Hiram,
Looking at the 10-Q for March 99 quarter: edgar.sec.gov
I find that CCBL spent $5M investing in Convergence.com:
"Net cash used in investing activities was $9,316,000 for the thirty-nine-week period ended March 26, 1999, compared to 7,554,000 for the same period of the prior year. The increase in cash used in investing activities was primarily due to an investment made by the Company in the stock of Convergence.com. In December 1998, the Company entered into a strategic alliance with Convergence.com, a provider of internet-enabling technical services. Under this arrangement, C-COR has made a $5,000,000 investment in Convergence.com and is the exclusive reseller of Convergence.com's products and services in North America. Convergence.com's products and services enable delivery of high-speed, broadband internet and data services to businesses, residential customers, schools and other institutions. The investment in Convergence.com is being carried at cost, as the ownership interest is less than 20% and does not fall within the guidelines of Financial Accounting Standards No. 115, "Accounting for Certain Investments in Debt and Equity Securities" (Statement 115). The Company's other investing activities derive primarily from purchases of property, plant and equipment and other investing activities." Adding $5M to the cash line I get: March 99 cash: $5.571 compared to March 98 cash: 2.313M
CCBL wasn't losing cash from operations: "Net cash generated from operating activities was $9,994,000 for the thirty-nine-week period ended March 26, 1999, compared to $9,755,000 for the same period of the prior year."
I'm not very concerned about the Accounts Payable line ($11M up from $5.7M) - some analysts believe that it is good to increase this item as it represents a "free loan" (see Amazon's balance sheet).
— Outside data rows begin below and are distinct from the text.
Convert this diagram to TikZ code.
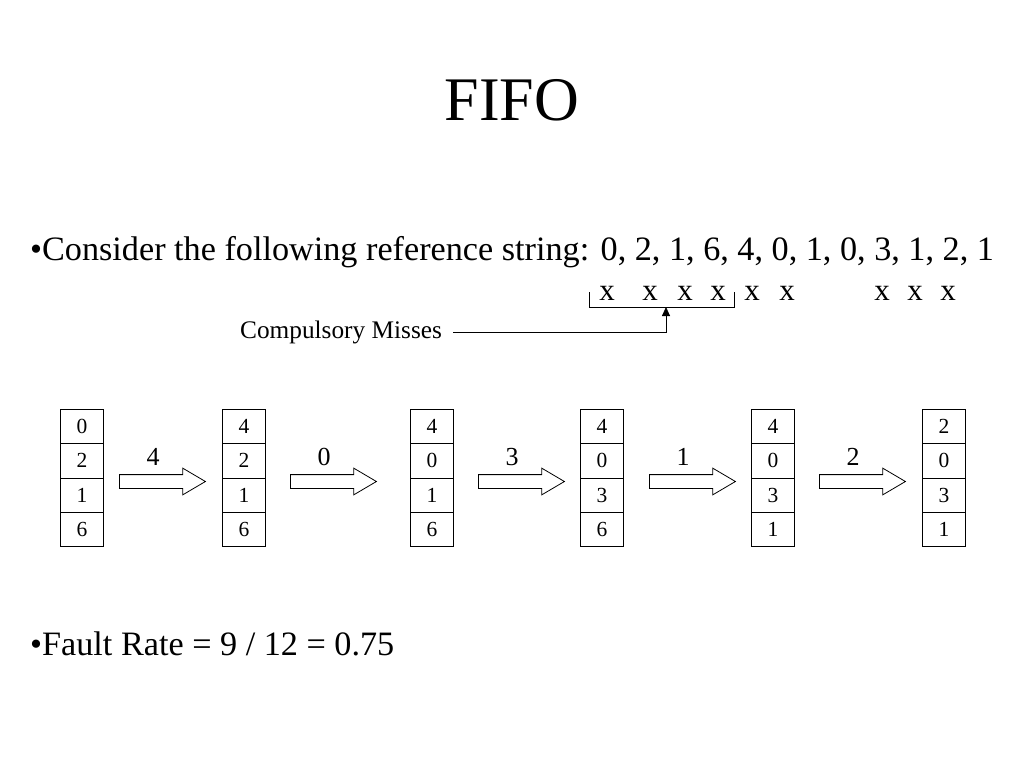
\documentclass[tikz,border=0pt]{standalone}
\usepackage{fontspec}
\setmainfont{Liberation Serif}
\usetikzlibrary{shapes.arrows,arrows.meta}
\begin{document}
\begin{tikzpicture}[x=1pt,y=-1pt,
  cell/.style={draw,line width=0.8pt,minimum width=43pt,minimum height=34.25pt,inner sep=0pt,font=\fontsize{21.5}{21.5}\selectfont,anchor=north west},
  blockarrow/.style={single arrow,draw,line width=0.8pt,minimum height=86pt,inner xsep=0pt,inner ysep=6.5pt,single arrow head extend=6.5pt,single arrow tip angle=61,anchor=tail},
  steplabel/.style={font=\fontsize{26}{26}\selectfont},
  xmark/.style={font=\fontsize{31}{31}\selectfont,anchor=base},
  bigtext/.style={font=\fontsize{34.2}{34.2}\selectfont,anchor=base west,inner sep=0pt}]
\useasboundingbox (0,0) rectangle (1024,768);
\node (title) at (512,100) {\fontsize{62}{62}\selectfont FIFO};
\node[bigtext] (ref) at (30,260) {•Consider the following reference string: 0, 2, 1, 6, 4, 0, 1, 0, 3, 1, 2, 1};
\foreach \i/\xx in {1/607,2/650,3/685,4/718,5/752,6/787,7/882,8/915,9/948}
  \node[xmark] (x\i) at (\xx,300) {x};
\coordinate (bl) at (589,292);
\coordinate (br) at (734,292);
\draw[line width=0.8pt] (bl) -- (589,307) -- (734,307) -- (br);
\node[anchor=base west,inner sep=0pt,font=\fontsize{25.3}{25.3}\selectfont] (cm) at (240,338) {Compulsory Misses};
\coordinate (cmend) at (453,332);
\coordinate (brk) at (666,307);
\draw[line width=0.8pt,-{Triangle[length=9pt,width=8pt]}] (cmend) -- (666,332) -- (brk);
\newcommand{\framecol}[6]{%
  \node[cell] (#1a) at (#2,409) {#3};
  \node[cell] (#1b) at (#2,443.25) {#4};
  \node[cell] (#1c) at (#2,477.5) {#5};
  \node[cell] (#1d) at (#2,511.75) {#6};}
\framecol{c1}{60}{0}{2}{1}{6}
\framecol{c2}{222}{4}{2}{1}{6}
\framecol{c3}{410}{4}{0}{1}{6}
\framecol{c4}{580}{4}{0}{3}{6}
\framecol{c5}{751}{4}{0}{3}{1}
\framecol{c6}{922}{2}{0}{3}{1}
\foreach \i/\xx/\lab in {1/119/4,2/290/0,3/478/3,4/649/1,5/819/2}{
  \node[blockarrow] (a\i) at (\xx,481.5) {};
  \node[steplabel] (l\i) at (\xx+34,457) {\lab};
}
\node[bigtext] (fr) at (30,655) {•Fault Rate = 9 / 12 = 0.75};
\end{tikzpicture}
\end{document}
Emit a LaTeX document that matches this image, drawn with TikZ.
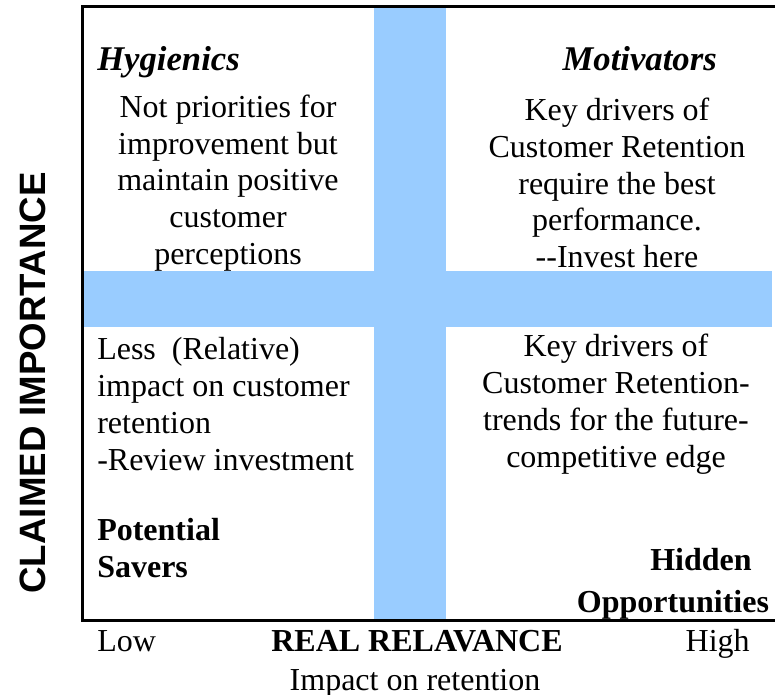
\documentclass[tikz,border=0pt]{standalone}
\usepackage{fontspec}
\setmainfont{Liberation Serif}
\setsansfont{Liberation Sans}
\usepackage{xcolor}
\definecolor{bandblue}{RGB}{153,204,255}

\begin{document}
\begin{tikzpicture}[x=0.75pt, y=-0.75pt,
    band/.style={fill=bandblue, draw=none},
    frame/.style={line width=2.25pt},
    quadtitle/.style={inner sep=0pt, font=\fontsize{26}{30}\selectfont\bfseries\itshape},
    quadtext/.style={inner sep=0pt, align=center, font=\fontsize{24}{27.6}\selectfont},
    boldtext/.style={inner sep=0pt, font=\fontsize{24}{27.6}\selectfont\bfseries},
    axistext/.style={inner sep=0pt, font=\fontsize{24}{27.6}\selectfont}]
      \useasboundingbox (0,0) rectangle (775,695);

      % the cross
      \fill[band] (374,7) rectangle (446,620);
      \fill[band] (82,271) rectangle (772,327);
      \draw[frame] (775,7) -- (82,7) -- (82,620) -- (775,620);

      % upper quadrants
      \node[quadtitle, anchor=base west] (hyg) at (97,71) {Hygienics};
      \node[quadtitle, anchor=base east] (mot) at (717,71) {Motivators};
      \node[quadtext] (hygtext) at (228,183) {Not priorities for\\improvement but\\maintain positive\\customer\\perceptions};
      \node[quadtext] (mottext) at (617,183) {Key drivers of\\Customer Retention\\require the best\\performance.\\{-}{-}Invest here};

      % lower quadrants
      \node[quadtext, align=left, anchor=west] (savtext) at (97,404) {Less\ \ (Relative)\\impact on customer\\retention\\-Review investment};
      \node[quadtext] (hidtext) at (616,404) {Key drivers of\\Customer Retention-\\trends for the future-\\competitive edge};
      \node[boldtext, align=left, anchor=west] (sav) at (97,548) {Potential\\Savers};
      \node[boldtext, anchor=base] (hid) at (701,570) {Hidden};
      \node[boldtext, anchor=base] (opp) at (673,612) {Opportunities};

      % axes
      \node[axistext, anchor=base west] (low) at (97,651) {Low};
      \node[boldtext, anchor=base] (real) at (417,651) {REAL RELAVANCE};
      \node[axistext, anchor=base east] (high) at (750,651) {High};
      \node[axistext, anchor=base] (impact) at (415,690) {Impact on retention};
      \node[inner sep=0pt, rotate=90, font=\fontsize{27.5}{30}\selectfont\sffamily\bfseries] (claimed) at (33,383) {CLAIMED IMPORTANCE};
    \end{tikzpicture}
\end{document}
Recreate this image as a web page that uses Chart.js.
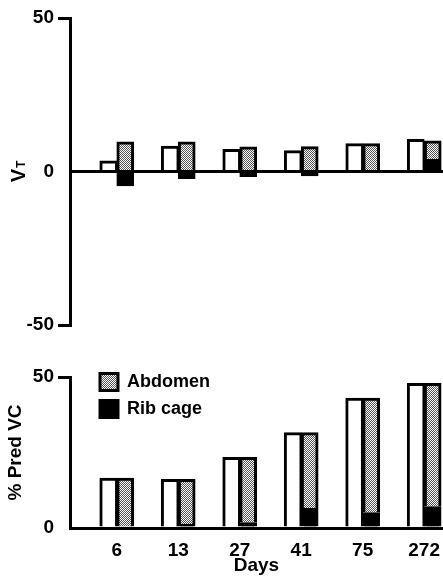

As long as CCBL can pay off their short-term loans... (Current assets=$51M, Current liabilities=$23M which suggests that CCBL should be able to.)
CCBL says: " As of March 26, 1999, increases in both inventories and associated accounts payables resulted from a higher level of purchases to support higher production levels anticipated in the fourth quarter of fiscal year 1999."
I too wish that more companies release the balance sheet along with the income statement. Not doing so often leads to investment uncertainty and more volatile stock prices and lower stock valuations. The balance sheet is the most helpful whenever a company in buying out another company as what CCBL is doing.
As a general rule, I've found that stocks drop whenever the company undergoes a merger because of all of the uncertainties - and the lack of a consolidated balance sheet, perhaps due to the time required to produce one, contributes to that drop. Once the balance sheet comes out, and the purchase is confirmed to be a good purchase, the stock will rise.